Total Time: 1 hr 5 mins Preparation Time: 40 mins Cook Time: 25 mins

Ingredients

  • Servings: 6
  • 4 ounces spaghetti
  • 1/4 cup hot whipping cream
  • 3 egg yolks, lightly beaten
  • 2 tablespoons butter
  • 2 tablespoons grated parmesan cheese
  • 1/2 teaspoon lemon juice
  • 3/4 lb crabmeat
  • 2 large mushrooms, sliced
  • 2 1/2 teaspoons chopped black olives
  • 3/4 teaspoon finely chopped parsley
  • 1 1/2 teaspoons sherry wine
  • 1/2 teaspoon onion juice (or onion salt)
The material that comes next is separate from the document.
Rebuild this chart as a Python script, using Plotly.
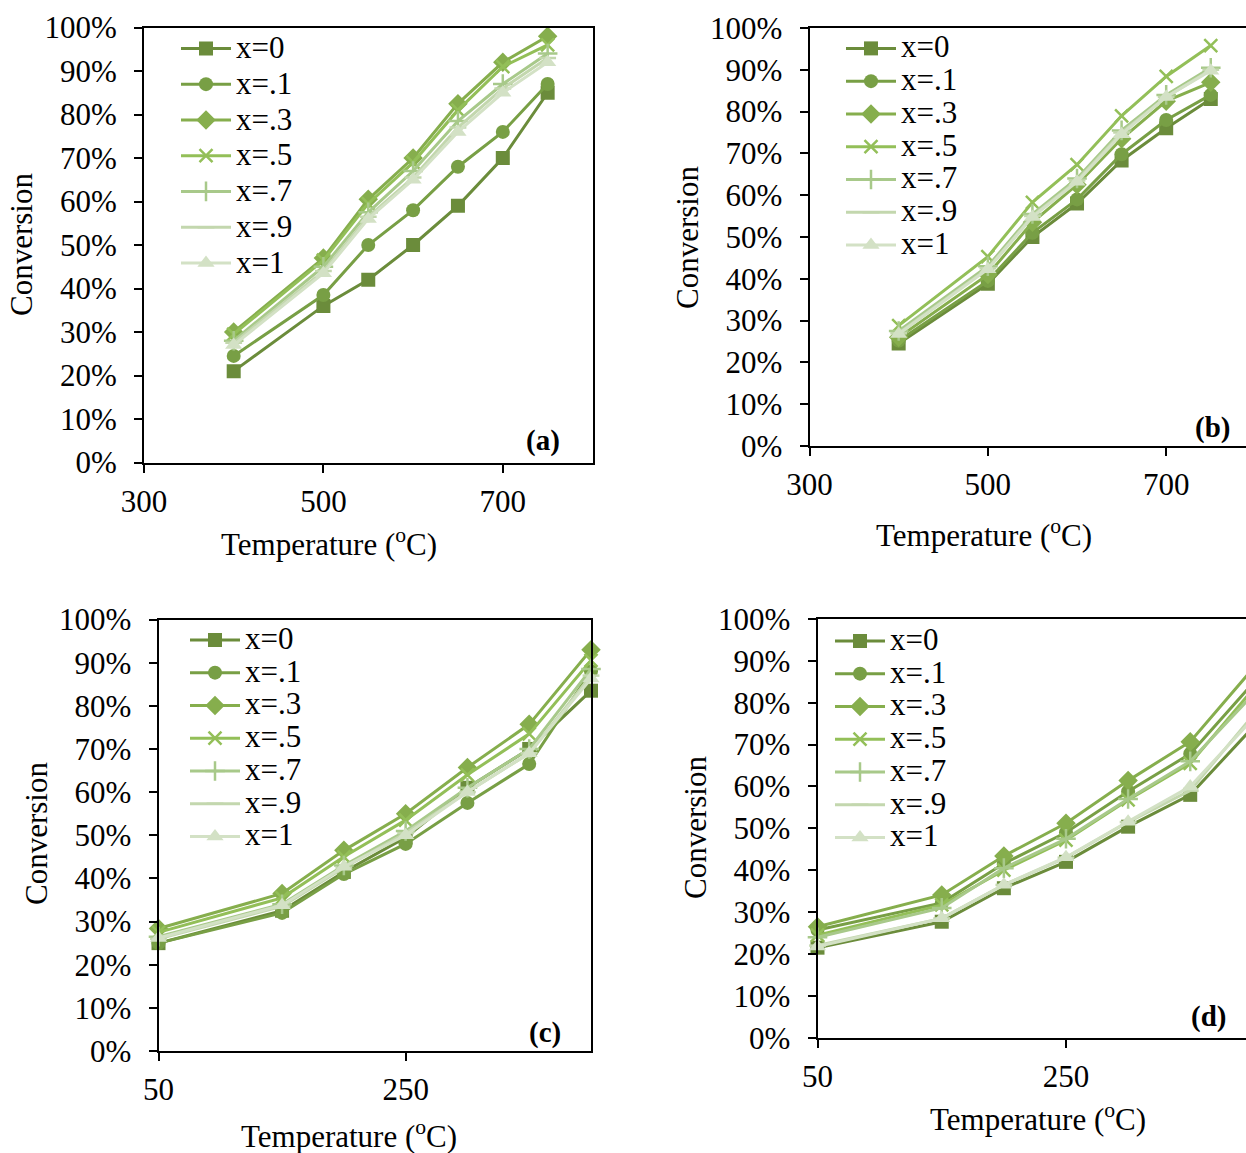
import plotly.graph_objects as go

# Canvas size in pixels
W, H = 1246, 1153

# Series (catalyst composition x)
series_names = ["x=0", "x=.1", "x=.3", "x=.5", "x=.7", "x=.9", "x=1"]
colors = ["#6B8C3B", "#789F45", "#86AE4D", "#93BF58", "#A8C98A", "#C3D7AE", "#D3E1C5"]
symbols = ["square", "circle", "diamond", "x-thin", "cross-thin", "line-ew", "triangle-up"]
marker_sizes = [14, 14, 15, 13, 14, 12, 15]

# Temperatures (°C)
temp_ab = [400, 500, 550, 600, 650, 700, 750]
temp_cd = [50, 150, 200, 250, 300, 350, 400]

# Conversion (%) for each panel, one row per series
conv_a = [
    [21, 36, 42, 50, 59, 70, 85],
    [24.5, 38.5, 50, 58, 68, 76, 87],
    [30, 47, 60.5, 70, 82.5, 92, 98],
    [29.5, 46.5, 59.5, 69, 81, 91, 96],
    [28, 45, 57.5, 67, 78.5, 87, 94],
    [27.5, 44, 56.5, 65.5, 77, 86, 93],
    [27, 43.5, 56, 65, 76, 85, 92],
]
conv_b = [
    [24.5, 38.8, 50, 58, 68.3, 76, 83],
    [25.2, 39.5, 51, 59, 69.8, 78, 84],
    [26, 41, 53.5, 62.5, 73.5, 82.5, 87],
    [28.8, 45.3, 58.3, 67.3, 79, 88.4, 95.8],
    [27.5, 43, 55.5, 64, 75.5, 84, 90.5],
    [27, 42.5, 55, 63.5, 75, 83.5, 90],
    [26.8, 42.3, 54.8, 63.2, 74.6, 83.5, 89.8],
]
conv_c = [
    [25, 32.5, 41.5, 49.5, 61, 70, 83.5],
    [25, 32, 41, 48, 57.5, 66.5, 88],
    [28.4, 36.5, 46.5, 55, 65.7, 75.7, 93],
    [27.5, 35.5, 45, 53.5, 64, 73.5, 90.5],
    [26.5, 34, 43, 51, 61, 70, 88.5],
    [26, 33.5, 42.5, 50.5, 60, 69, 87],
    [26.2, 33.8, 42.7, 50, 60, 69, 86.3],
]
conv_d = [
    [21.5, 27.7, 35.7, 42, 50.4, 58, 74],
    [25.7, 32.2, 41.6, 49, 58.8, 67.8, 84.5],
    [26.5, 34.1, 43.4, 51.2, 61.4, 70.7, 88],
    [24.5, 31.7, 40, 47.2, 56.8, 65.5, 83],
    [24, 31, 40.5, 47.5, 57, 66, 81.8],
    [22, 28.5, 36.5, 43, 51.5, 59, 76.8],
    [21.8, 28.5, 36.5, 43.1, 51.6, 60, 76],
]

# Axis ranges and ticks
xrange_a, xticks_a = [300, 800], [300, 500, 700]
xrange_b, xticks_b = [300, 789.5], [300, 500, 700]
xrange_c, xticks_c = [50, 400], [50, 250]
xrange_d, xticks_d = [50, 394.9], [50, 250]

FONT = "Liberation Serif, Times New Roman, serif"
FS = 31


def px_x(a, b):
    return [a / W, b / W]


def px_y(top, bottom):
    return [1 - bottom / H, 1 - top / H]


# (tag, x data, y rows, x range, x ticks, x domain px, y domain px, right border, legend pos, legend fs)
panels = [
    ("a", temp_ab, conv_a, xrange_a, xticks_a, (144, 592.5), (27.5, 462.5), True, (176, 25.5), 25.2),
    ("b", temp_ab, conv_b, xrange_b, xticks_b, (809.5, 1246), (28, 446), False, (841, 27), 22.9),
    ("c", temp_cd, conv_c, xrange_c, xticks_c, (158.5, 591), (619.5, 1051), True, (185, 618.5), 22.9),
    ("d", temp_cd, conv_d, xrange_d, xticks_d, (817.5, 1246), (619, 1037.7), False, (830, 619.5), 22.9),
]

fig = go.Figure()
layout = dict(
    width=W, height=H,
    margin=dict(l=0, r=0, t=0, b=0, autoexpand=False),
    paper_bgcolor="white", plot_bgcolor="white",
    font=dict(family=FONT, size=FS, color="black"),
)

for i, (tag, xs, rows, xr, xt, xdom, ydom, right, lpos, lfs) in enumerate(panels):
    n = "" if i == 0 else str(i + 1)
    legend_id = "legend" + n
    for s, name in enumerate(series_names):
        fig.add_trace(go.Scatter(
            x=xs, y=rows[s], name='<span style="font-size:%dpx">%s</span>' % (FS, name),
            mode="lines+markers",
            line=dict(color=colors[s], width=3),
            marker=dict(symbol=symbols[s], size=marker_sizes[s], color=colors[s],
                        line=dict(color=colors[s], width=2.5 if s in (3, 4, 5) else 0)),
            xaxis="x" + n, yaxis="y" + n,
            legend=legend_id,
            cliponaxis=(tag in ("a", "b")),
        ))
    layout["xaxis" + n] = dict(
        domain=px_x(*xdom), range=xr, tickvals=xt, anchor="y" + n, automargin=False,
        showline=True, linecolor="black", linewidth=2, mirror=True,
        ticks="outside", ticklen=8, tickwidth=2, tickcolor="black",
        showgrid=False, zeroline=False, ticklabelstandoff=2,
        tickfont=dict(family=FONT, size=FS, color="black"),
    )
    layout["yaxis" + n] = dict(
        domain=px_y(*ydom), range=[0, 100], dtick=10, ticksuffix="%", anchor="x" + n,
        automargin=False,
        showline=True, linecolor="black", linewidth=2, mirror=right,
        ticks="outside", ticklen=8, tickwidth=2, tickcolor="black",
        showgrid=False, zeroline=False, ticklabelstandoff=11,
        tickfont=dict(family=FONT, size=FS, color="black"),
    )
    layout[legend_id] = dict(
        x=lpos[0] / W, y=1 - lpos[1] / H, xanchor="left", yanchor="top",
        bgcolor="rgba(0,0,0,0)", borderwidth=0, itemwidth=50,
        font=dict(family=FONT, size=lfs, color="black"),
        tracegroupgap=0,
    )

# Axis titles and panel tags
y_titles = [(22, 245), (687, 237), (36, 834), (695, 828)]
x_titles = [(329, 543), (984, 533), (349, 1134), (1038, 1117)]
tags = [("(a)", 543, 440), ("(b)", 1212, 427), ("(c)", 545, 1032), ("(d)", 1208, 1016)]
ann = []
for (x, y) in y_titles:
    ann.append(dict(text="Conversion", x=x / W, y=1 - y / H, xref="paper", yref="paper",
                    showarrow=False, textangle=-90, xanchor="center", yanchor="middle",
                    font=dict(family=FONT, size=FS, color="black")))
for (x, y) in x_titles:
    ann.append(dict(text="Temperature (<sup>o</sup>C)", x=x / W, y=1 - y / H, xref="paper", yref="paper",
                    showarrow=False, xanchor="center", yanchor="middle",
                    font=dict(family=FONT, size=FS, color="black")))
for (t, x, y) in tags:
    ann.append(dict(text="<b>%s</b>" % t, x=x / W, y=1 - y / H, xref="paper", yref="paper",
                    showarrow=False, xanchor="center", yanchor="middle",
                    font=dict(family=FONT, size=FS - 2, color="black")))
layout["annotations"] = ann

fig.update_layout(**layout)
fig.write_html("out.html")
  • parmesan cheese, for topping
  • paprika (for garnish)
  • 1/4 cup butter
  • 1/4 cup flour
  • 1 1/2 cups well-seasoned chicken stock
  • 1 cup milk
  • salt
  • pepper

Recipe

  • 1 start heating the oven to 350 degrees.
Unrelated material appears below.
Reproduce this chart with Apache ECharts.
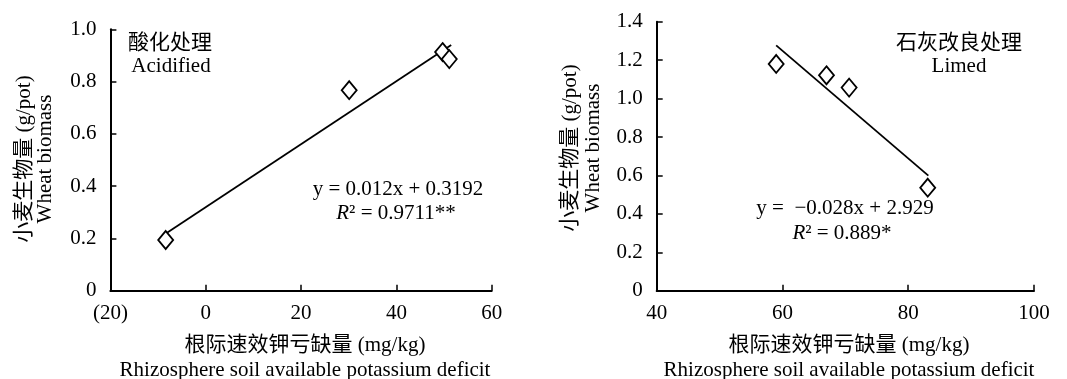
<!DOCTYPE html>
<html>
<head>
<meta charset="utf-8">
<title>wheat biomass vs potassium deficit</title>
<script src="https://cdn.jsdelivr.net/npm/echarts@6/dist/echarts.min.js"></script>
<style>
html, body { margin: 0; padding: 0; background: #fff; }
#main { width: 1067px; height: 379px; }
</style>
</head>
<body>
<div id="main"></div>
<script>
// 酸化处理 (Acidified)
var acidX = [-8.4, 30.1, 49.7, 51.1];
var acidY = [0.194, 0.767, 0.913, 0.886];
var acidFitX = [-8.2, 51.5];
var acidFitY = [0.221, 0.94];
var acidXTicks = [-20, 0, 20, 40, 60];
var acidYTicks = [0, 0.2, 0.4, 0.6, 0.8, 1.0];

// 石灰改良处理 (Limed)
var limedX = [59.0, 67.0, 70.6, 83.1];
var limedY = [1.18, 1.121, 1.057, 0.536];
var limedFitX = [59.0, 83.2];
var limedFitY = [1.277, 0.599];
var limedXTicks = [40, 60, 80, 100];
var limedYTicks = [0, 0.2, 0.4, 0.6, 0.8, 1.0, 1.2, 1.4];

var FONT = '"Liberation Serif", "Times New Roman", "Noto Sans CJK SC", serif';

function pairs(xs, ys) {
	var out = [];
	for (var i = 0; i < xs.length; i++) out.push([xs[i], ys[i]]);
	return out;
}

function xAxisOf(idx, ticks) {
	return {
		type: 'value',
		gridIndex: idx,
		min: ticks[0],
		max: ticks[ticks.length - 1],
		interval: ticks[1] - ticks[0],
		axisLine: { onZero: false, lineStyle: { color: '#000', width: 2 } },
		axisTick: { inside: true, length: 6, lineStyle: { color: '#000', width: 1.5 } },
		axisLabel: {
			color: '#000', fontFamily: FONT, fontSize: 21, margin: 12,
			formatter: function(v) { return v < 0 ? '(' + Math.abs(v) + ')' : String(v); }
		},
		splitLine: { show: false }
	};
}

function yAxisOf(idx, ticks) {
	return {
		type: 'value',
		gridIndex: idx,
		min: ticks[0],
		max: ticks[ticks.length - 1],
		interval: 0.2,
		axisLine: { show: true, onZero: false, lineStyle: { color: '#000', width: 2 } },
		axisTick: { show: true, inside: true, length: 6, lineStyle: { color: '#000', width: 1.5 } },
		axisLabel: {
			color: '#000', fontFamily: FONT, fontSize: 21, margin: 14,
			formatter: function(v) { return v === 0 ? '0' : v.toFixed(1); }
		},
		splitLine: { show: false }
	};
}

function txt(x, y, text, extra) {
	var st = { x: 0, y: 0, text: text, fill: '#000', font: '21px ' + FONT, align: 'center', verticalAlign: 'middle' };
	for (var k in extra) st[k] = extra[k];
	return { type: 'text', x: x, y: y, style: st, z: 10 };
}

var rStyle = {
	rich: {
		i: { fontFamily: FONT, fontSize: 21, fontStyle: 'italic', fill: '#000' },
		n: { fontFamily: FONT, fontSize: 21, fill: '#000' }
	}
};

var myChart = echarts.init(document.getElementById('main'));
var option = {
	backgroundColor: '#fff',
	animation: false,
	grid: [
		{ left: 110.4, top: 29.3, width: 381.3, height: 261.4 },
		{ left: 656.7, top: 21.7, width: 377.3, height: 269 }
	],
	xAxis: [xAxisOf(0, acidXTicks), xAxisOf(1, limedXTicks)],
	yAxis: [yAxisOf(0, acidYTicks), yAxisOf(1, limedYTicks)],
	series: [
		{
			type: 'line', xAxisIndex: 0, yAxisIndex: 0,
			data: pairs(acidFitX, acidFitY), showSymbol: false, symbol: 'none',
			lineStyle: { color: '#000', width: 1.8 }, z: 2
		},
		{
			type: 'scatter', xAxisIndex: 0, yAxisIndex: 0,
			data: pairs(acidX, acidY), symbol: 'diamond', symbolSize: [15, 18],
			itemStyle: { color: '#fff', borderColor: '#000', borderWidth: 1.8, opacity: 1 }, z: 3
		},
		{
			type: 'line', xAxisIndex: 1, yAxisIndex: 1,
			data: pairs(limedFitX, limedFitY), showSymbol: false, symbol: 'none',
			lineStyle: { color: '#000', width: 1.8 }, z: 2
		},
		{
			type: 'scatter', xAxisIndex: 1, yAxisIndex: 1,
			data: pairs(limedX, limedY), symbol: 'diamond', symbolSize: [15, 18],
			itemStyle: { color: '#fff', borderColor: '#000', borderWidth: 1.8, opacity: 1 }, z: 3
		}
	],
	graphic: [
		// 左图
		txt(170, 43, '酸化处理'),
		txt(171, 66, 'Acidified'),
		txt(398, 189, 'y = 0.012x + 0.3192'),
		txt(396, 213, '{i|R}{n|² = 0.9711**}', rStyle),
		{
			type: 'text', x: 35, y: 159, rotation: Math.PI / 2, z: 10,
			style: { x: 0, y: 0, text: '小麦生物量 (g/pot)\nWheat biomass', fill: '#000', font: '21px ' + FONT,
				align: 'center', verticalAlign: 'middle', lineHeight: 21 }
		},
		txt(305, 345, '根际速效钾亏缺量 (mg/kg)'),
		txt(305, 370, 'Rhizosphere soil available potassium deficit'),
		// 右图
		txt(959, 43, '石灰改良处理'),
		txt(959, 66, 'Limed'),
		txt(845, 208, 'y =  \u22120.028x + 2.929'),
		txt(842, 233, '{i|R}{n|² = 0.889*}', rStyle),
		{
			type: 'text', x: 581.5, y: 148, rotation: Math.PI / 2, z: 10,
			style: { x: 0, y: 0, text: '小麦生物量 (g/pot)\nWheat biomass', fill: '#000', font: '21px ' + FONT,
				align: 'center', verticalAlign: 'middle', lineHeight: 23 }
		},
		txt(849, 345, '根际速效钾亏缺量 (mg/kg)'),
		txt(849, 370, 'Rhizosphere soil available potassium deficit')
	]
};
myChart.setOption(option);
window.onresize = myChart.resize;
</script>
</body>
</html>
  • 2 to make the bechamel sauce, melt butter, stir in flour and cook stirring for 1 minute.
  • 3 gradually stir in the chicken stock until smooth.
  • 4 add milk and cook and stir until thickened.
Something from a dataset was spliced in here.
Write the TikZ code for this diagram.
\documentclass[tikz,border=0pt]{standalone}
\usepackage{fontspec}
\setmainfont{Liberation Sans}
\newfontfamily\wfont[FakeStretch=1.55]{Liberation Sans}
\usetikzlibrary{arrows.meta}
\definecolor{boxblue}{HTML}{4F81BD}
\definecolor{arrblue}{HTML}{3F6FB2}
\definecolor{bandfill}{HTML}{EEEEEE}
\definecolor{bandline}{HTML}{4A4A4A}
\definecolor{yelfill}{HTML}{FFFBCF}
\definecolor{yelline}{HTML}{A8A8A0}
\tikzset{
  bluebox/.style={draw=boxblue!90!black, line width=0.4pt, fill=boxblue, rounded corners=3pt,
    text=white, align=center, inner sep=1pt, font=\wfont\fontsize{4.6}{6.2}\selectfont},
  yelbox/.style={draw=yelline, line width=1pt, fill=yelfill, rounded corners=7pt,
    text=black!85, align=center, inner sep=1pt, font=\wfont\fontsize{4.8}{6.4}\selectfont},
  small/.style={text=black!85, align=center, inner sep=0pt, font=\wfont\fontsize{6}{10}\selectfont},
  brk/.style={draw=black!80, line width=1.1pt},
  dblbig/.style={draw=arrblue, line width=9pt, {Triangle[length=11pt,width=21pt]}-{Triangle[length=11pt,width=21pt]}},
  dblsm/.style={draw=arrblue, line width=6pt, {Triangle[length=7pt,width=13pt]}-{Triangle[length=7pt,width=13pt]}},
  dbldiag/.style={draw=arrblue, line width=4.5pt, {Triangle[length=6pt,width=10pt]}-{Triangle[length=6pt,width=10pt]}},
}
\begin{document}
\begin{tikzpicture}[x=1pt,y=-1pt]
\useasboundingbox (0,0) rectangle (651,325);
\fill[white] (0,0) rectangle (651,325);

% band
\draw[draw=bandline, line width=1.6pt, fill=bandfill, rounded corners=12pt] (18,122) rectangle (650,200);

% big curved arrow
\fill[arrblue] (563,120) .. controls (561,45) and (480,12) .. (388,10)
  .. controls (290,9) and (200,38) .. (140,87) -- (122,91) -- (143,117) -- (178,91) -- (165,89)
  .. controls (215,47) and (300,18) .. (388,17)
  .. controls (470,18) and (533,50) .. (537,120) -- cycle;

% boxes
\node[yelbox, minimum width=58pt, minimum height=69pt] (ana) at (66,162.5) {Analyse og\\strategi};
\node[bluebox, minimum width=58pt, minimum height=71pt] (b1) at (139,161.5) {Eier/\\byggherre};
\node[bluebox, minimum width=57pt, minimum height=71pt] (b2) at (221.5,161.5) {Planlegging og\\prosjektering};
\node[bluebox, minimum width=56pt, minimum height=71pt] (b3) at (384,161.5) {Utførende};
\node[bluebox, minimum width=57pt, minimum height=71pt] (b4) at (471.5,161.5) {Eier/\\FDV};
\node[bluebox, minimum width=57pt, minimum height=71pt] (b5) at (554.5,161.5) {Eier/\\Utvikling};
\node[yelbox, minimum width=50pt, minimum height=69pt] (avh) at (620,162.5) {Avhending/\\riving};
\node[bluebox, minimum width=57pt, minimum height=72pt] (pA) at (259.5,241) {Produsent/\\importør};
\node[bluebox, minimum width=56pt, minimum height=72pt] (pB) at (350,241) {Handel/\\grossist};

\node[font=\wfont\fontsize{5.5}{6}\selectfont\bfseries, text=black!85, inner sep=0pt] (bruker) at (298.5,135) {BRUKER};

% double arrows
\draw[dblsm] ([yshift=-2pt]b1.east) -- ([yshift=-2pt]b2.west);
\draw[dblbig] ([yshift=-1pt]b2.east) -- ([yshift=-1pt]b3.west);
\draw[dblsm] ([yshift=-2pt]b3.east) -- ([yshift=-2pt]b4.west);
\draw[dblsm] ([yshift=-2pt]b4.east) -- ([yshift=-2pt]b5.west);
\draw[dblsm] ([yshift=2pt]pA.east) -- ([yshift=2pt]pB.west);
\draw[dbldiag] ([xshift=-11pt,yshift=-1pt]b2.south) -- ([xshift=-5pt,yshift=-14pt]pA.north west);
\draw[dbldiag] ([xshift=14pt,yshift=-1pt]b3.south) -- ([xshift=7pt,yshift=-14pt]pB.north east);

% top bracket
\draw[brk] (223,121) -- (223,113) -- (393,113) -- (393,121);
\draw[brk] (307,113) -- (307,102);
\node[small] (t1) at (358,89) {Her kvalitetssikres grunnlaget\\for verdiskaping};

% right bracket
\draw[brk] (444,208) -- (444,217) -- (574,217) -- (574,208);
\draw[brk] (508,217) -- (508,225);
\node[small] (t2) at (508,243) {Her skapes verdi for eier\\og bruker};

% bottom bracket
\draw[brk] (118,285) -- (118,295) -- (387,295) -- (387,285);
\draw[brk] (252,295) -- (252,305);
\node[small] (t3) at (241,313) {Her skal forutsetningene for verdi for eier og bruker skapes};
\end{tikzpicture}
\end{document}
  • 5 season to taste with salt and pepper.
  • 6 makes 2 cups.
  • 7 to make the tetrazzini, cook spaghetti according to package directions.
  • 8 drain and keep warm.
  • 9 gradually beat hot cream into egg yolks, then gradually add hot bechamel sauce, beating well.
  • 10 turn into saucepan, cook stirring until boiling.
  • 11 add butter and 2 tablespoons cheese.
  • 12 combine lemon juice with crab.
  • 13 add mushroom, olives, parsley, sherry and onion juice and season to taste with salt.
  • 14 add crab mixture to bechamel and combine.
  • 15 place spaghetti in generously buttered 2-quart baking dish.
  • 16 add crab mixture, making sure spaghetti is completely covered.
  • 17 sprinkle generously with parmesan cheese.
  • 18 dust with paprika to taste.
  • 19 bake at 350 f, until bubbly and heated through, about 20 minutes.
  • 20 serve with bullocks orange rolls, posted seprately.